— Begin Input for this task —
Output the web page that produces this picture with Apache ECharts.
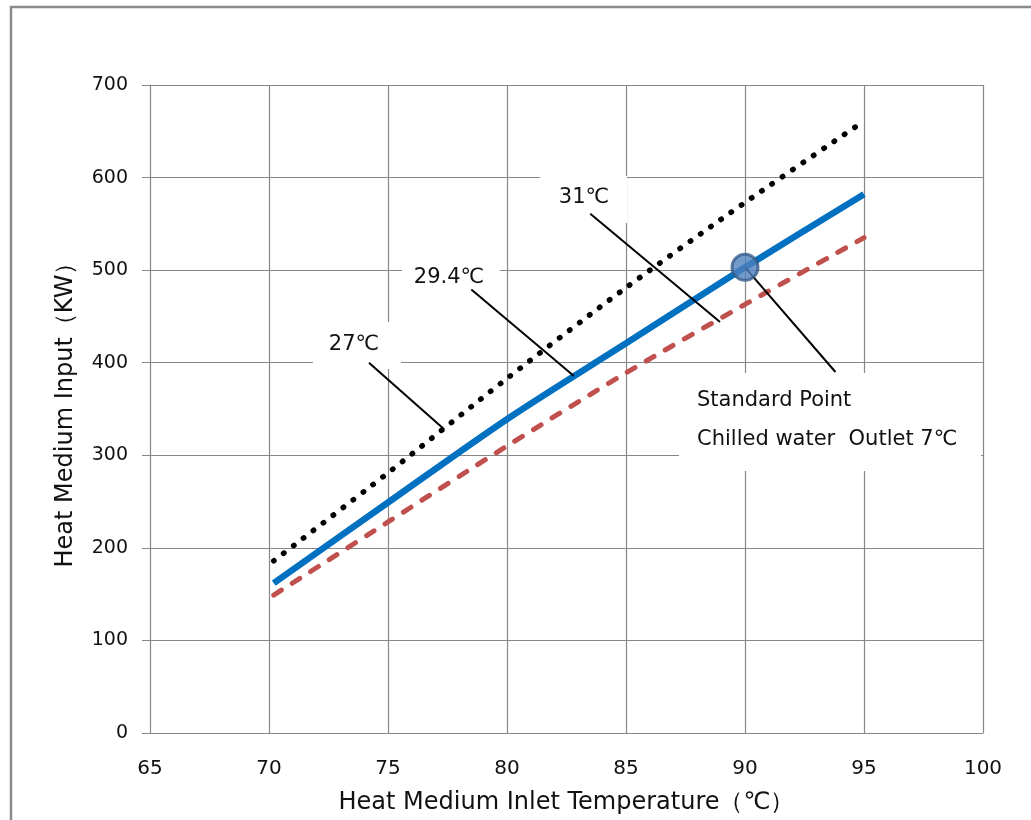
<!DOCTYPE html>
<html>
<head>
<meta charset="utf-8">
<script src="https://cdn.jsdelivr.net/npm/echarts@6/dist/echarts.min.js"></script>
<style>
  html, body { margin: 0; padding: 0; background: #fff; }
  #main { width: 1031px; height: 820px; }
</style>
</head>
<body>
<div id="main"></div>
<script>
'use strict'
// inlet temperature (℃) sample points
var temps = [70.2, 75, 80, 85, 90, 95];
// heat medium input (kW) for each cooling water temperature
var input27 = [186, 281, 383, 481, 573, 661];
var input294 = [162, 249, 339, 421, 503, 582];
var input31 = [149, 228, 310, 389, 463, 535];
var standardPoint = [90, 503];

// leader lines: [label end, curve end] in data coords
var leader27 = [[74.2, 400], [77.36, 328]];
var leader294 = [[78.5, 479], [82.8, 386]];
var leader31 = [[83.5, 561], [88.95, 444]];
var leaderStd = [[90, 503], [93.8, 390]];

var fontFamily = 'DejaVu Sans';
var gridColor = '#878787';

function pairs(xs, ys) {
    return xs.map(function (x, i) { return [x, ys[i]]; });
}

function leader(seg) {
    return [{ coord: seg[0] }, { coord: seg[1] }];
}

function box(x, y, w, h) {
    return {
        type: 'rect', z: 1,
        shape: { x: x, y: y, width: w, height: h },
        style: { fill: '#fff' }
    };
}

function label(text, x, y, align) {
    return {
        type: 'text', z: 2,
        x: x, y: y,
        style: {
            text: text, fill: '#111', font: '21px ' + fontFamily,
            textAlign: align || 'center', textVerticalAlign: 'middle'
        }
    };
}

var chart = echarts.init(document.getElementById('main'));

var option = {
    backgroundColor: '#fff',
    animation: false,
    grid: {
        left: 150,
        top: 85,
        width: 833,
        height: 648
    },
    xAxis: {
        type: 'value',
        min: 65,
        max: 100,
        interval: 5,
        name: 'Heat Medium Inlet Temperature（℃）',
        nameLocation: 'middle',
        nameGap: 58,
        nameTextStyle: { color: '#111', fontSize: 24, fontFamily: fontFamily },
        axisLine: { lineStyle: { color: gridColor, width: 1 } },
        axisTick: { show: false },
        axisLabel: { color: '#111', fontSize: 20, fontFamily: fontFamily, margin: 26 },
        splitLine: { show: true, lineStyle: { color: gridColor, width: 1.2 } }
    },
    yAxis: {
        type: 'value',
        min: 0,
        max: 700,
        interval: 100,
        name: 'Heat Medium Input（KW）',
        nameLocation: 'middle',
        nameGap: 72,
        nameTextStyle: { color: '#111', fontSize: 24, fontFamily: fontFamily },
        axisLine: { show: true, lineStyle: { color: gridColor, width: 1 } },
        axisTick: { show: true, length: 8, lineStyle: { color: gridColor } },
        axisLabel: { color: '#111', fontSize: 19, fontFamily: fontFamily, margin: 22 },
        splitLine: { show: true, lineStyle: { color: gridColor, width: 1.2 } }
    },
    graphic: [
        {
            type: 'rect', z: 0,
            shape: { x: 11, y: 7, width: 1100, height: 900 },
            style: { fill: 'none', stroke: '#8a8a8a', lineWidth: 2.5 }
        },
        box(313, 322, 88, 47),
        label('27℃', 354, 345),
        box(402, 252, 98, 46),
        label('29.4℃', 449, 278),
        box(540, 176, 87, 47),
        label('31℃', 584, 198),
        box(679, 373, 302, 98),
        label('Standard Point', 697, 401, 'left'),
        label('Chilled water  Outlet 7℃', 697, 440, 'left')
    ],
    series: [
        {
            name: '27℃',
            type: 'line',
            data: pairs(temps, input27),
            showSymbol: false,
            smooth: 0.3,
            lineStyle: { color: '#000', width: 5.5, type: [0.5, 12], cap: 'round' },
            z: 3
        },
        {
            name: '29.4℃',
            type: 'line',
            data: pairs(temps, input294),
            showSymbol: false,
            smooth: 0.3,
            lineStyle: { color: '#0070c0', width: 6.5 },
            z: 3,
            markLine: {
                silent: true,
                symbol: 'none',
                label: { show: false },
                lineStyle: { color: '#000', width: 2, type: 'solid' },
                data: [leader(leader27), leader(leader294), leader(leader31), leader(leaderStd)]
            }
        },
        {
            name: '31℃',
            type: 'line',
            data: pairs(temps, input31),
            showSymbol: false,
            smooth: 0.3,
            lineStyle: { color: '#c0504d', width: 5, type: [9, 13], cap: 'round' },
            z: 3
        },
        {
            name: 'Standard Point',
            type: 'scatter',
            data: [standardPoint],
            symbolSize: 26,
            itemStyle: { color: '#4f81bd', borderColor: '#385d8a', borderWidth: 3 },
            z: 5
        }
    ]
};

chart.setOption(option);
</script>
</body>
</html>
— End Input for this task —
— Begin Input for this task —
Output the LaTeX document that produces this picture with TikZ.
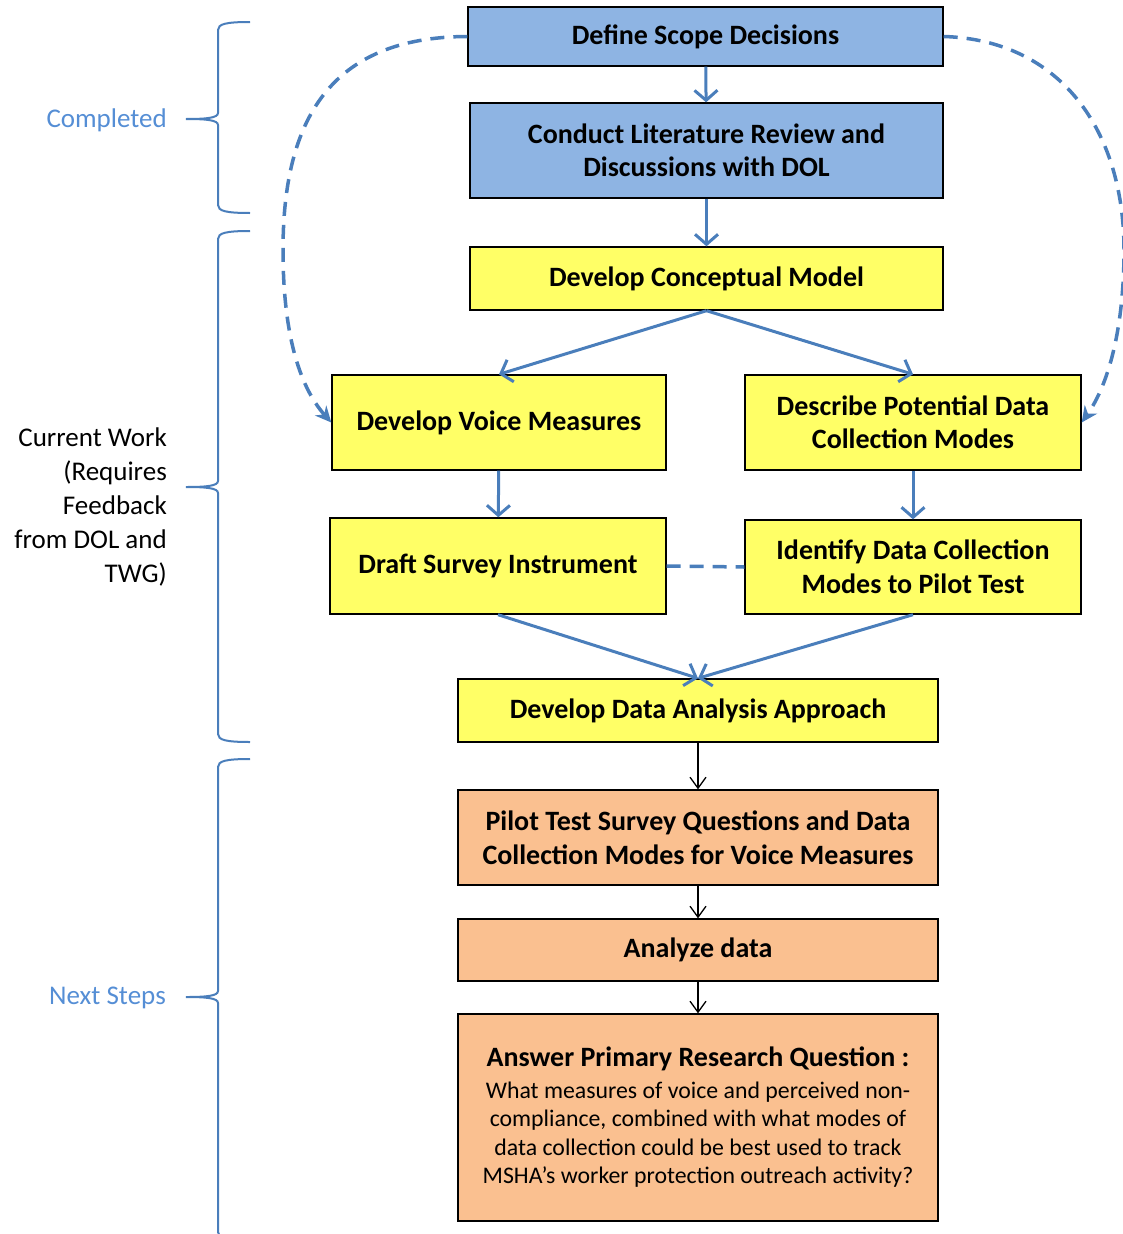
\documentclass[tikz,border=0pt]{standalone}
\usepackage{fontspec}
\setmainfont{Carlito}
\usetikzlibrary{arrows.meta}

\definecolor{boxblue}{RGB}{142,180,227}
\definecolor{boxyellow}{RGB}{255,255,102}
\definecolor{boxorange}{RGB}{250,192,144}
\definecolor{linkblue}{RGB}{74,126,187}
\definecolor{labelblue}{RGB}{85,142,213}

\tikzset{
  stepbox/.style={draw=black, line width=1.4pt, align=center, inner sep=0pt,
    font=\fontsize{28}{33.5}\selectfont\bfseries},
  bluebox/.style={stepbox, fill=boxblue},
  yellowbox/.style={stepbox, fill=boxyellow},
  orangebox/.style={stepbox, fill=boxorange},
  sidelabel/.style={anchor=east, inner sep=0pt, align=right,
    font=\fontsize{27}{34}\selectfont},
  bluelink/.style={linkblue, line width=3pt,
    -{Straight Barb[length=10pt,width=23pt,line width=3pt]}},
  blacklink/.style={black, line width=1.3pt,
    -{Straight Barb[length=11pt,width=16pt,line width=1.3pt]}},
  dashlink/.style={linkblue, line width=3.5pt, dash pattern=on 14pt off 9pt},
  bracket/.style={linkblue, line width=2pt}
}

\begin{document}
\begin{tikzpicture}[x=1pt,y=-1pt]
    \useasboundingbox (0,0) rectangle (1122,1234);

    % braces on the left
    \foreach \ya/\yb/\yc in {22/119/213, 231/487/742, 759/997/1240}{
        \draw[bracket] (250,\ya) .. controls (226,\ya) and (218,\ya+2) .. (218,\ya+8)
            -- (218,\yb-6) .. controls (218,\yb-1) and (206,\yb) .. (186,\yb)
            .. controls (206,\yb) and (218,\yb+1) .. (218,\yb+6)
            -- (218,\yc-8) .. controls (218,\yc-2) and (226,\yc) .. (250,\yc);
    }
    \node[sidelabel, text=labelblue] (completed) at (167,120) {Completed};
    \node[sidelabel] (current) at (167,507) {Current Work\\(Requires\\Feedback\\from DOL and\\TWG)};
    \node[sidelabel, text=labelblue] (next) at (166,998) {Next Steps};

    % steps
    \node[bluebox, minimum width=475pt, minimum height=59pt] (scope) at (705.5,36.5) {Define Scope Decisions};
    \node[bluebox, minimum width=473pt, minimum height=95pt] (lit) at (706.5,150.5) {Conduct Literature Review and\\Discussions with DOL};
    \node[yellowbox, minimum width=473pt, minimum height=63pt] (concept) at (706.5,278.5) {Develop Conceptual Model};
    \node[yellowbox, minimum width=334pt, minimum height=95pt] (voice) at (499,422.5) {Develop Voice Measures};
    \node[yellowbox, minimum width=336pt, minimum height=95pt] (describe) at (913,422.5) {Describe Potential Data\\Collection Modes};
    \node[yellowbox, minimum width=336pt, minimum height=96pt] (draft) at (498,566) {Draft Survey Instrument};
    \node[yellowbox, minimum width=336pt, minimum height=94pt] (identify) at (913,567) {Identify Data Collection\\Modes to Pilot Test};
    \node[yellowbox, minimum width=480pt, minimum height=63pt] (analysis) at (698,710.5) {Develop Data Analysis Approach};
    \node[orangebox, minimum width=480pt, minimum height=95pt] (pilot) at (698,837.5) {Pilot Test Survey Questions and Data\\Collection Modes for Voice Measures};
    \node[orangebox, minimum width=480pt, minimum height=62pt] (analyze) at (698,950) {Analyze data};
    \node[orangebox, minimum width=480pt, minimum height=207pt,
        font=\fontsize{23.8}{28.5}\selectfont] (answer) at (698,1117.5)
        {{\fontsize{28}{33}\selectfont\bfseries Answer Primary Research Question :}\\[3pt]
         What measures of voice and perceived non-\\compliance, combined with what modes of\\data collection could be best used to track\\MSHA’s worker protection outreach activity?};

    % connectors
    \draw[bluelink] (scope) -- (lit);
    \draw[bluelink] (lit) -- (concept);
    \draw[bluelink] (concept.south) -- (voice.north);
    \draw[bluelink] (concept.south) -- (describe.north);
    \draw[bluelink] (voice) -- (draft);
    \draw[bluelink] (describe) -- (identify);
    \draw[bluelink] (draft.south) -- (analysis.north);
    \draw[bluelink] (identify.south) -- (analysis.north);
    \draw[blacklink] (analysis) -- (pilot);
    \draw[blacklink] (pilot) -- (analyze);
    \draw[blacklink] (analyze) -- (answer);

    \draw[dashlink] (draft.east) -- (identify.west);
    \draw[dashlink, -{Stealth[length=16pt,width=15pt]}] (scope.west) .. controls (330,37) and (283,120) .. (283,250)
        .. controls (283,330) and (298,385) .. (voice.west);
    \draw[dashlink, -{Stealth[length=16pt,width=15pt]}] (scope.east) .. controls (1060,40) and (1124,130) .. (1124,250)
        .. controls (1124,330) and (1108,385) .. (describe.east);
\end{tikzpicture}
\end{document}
— End Input for this task —
Give again, word for word, only the lines starting at the line with "Output the LaTeX" and ending at the line with "text=labelblue] (next) at", keeping both end lines; pictures stay out.

Output the LaTeX document that produces this picture with TikZ.
\documentclass[tikz,border=0pt]{standalone}
\usepackage{fontspec}
\setmainfont{Carlito}
\usetikzlibrary{arrows.meta}

\definecolor{boxblue}{RGB}{142,180,227}
\definecolor{boxyellow}{RGB}{255,255,102}
\definecolor{boxorange}{RGB}{250,192,144}
\definecolor{linkblue}{RGB}{74,126,187}
\definecolor{labelblue}{RGB}{85,142,213}

\tikzset{
  stepbox/.style={draw=black, line width=1.4pt, align=center, inner sep=0pt,
    font=\fontsize{28}{33.5}\selectfont\bfseries},
  bluebox/.style={stepbox, fill=boxblue},
  yellowbox/.style={stepbox, fill=boxyellow},
  orangebox/.style={stepbox, fill=boxorange},
  sidelabel/.style={anchor=east, inner sep=0pt, align=right,
    font=\fontsize{27}{34}\selectfont},
  bluelink/.style={linkblue, line width=3pt,
    -{Straight Barb[length=10pt,width=23pt,line width=3pt]}},
  blacklink/.style={black, line width=1.3pt,
    -{Straight Barb[length=11pt,width=16pt,line width=1.3pt]}},
  dashlink/.style={linkblue, line width=3.5pt, dash pattern=on 14pt off 9pt},
  bracket/.style={linkblue, line width=2pt}
}

\begin{document}
\begin{tikzpicture}[x=1pt,y=-1pt]
    \useasboundingbox (0,0) rectangle (1122,1234);

    % braces on the left
    \foreach \ya/\yb/\yc in {22/119/213, 231/487/742, 759/997/1240}{
        \draw[bracket] (250,\ya) .. controls (226,\ya) and (218,\ya+2) .. (218,\ya+8)
            -- (218,\yb-6) .. controls (218,\yb-1) and (206,\yb) .. (186,\yb)
            .. controls (206,\yb) and (218,\yb+1) .. (218,\yb+6)
            -- (218,\yc-8) .. controls (218,\yc-2) and (226,\yc) .. (250,\yc);
    }
    \node[sidelabel, text=labelblue] (completed) at (167,120) {Completed};
    \node[sidelabel] (current) at (167,507) {Current Work\\(Requires\\Feedback\\from DOL and\\TWG)};
    \node[sidelabel, text=labelblue] (next) at (166,998) {Next Steps};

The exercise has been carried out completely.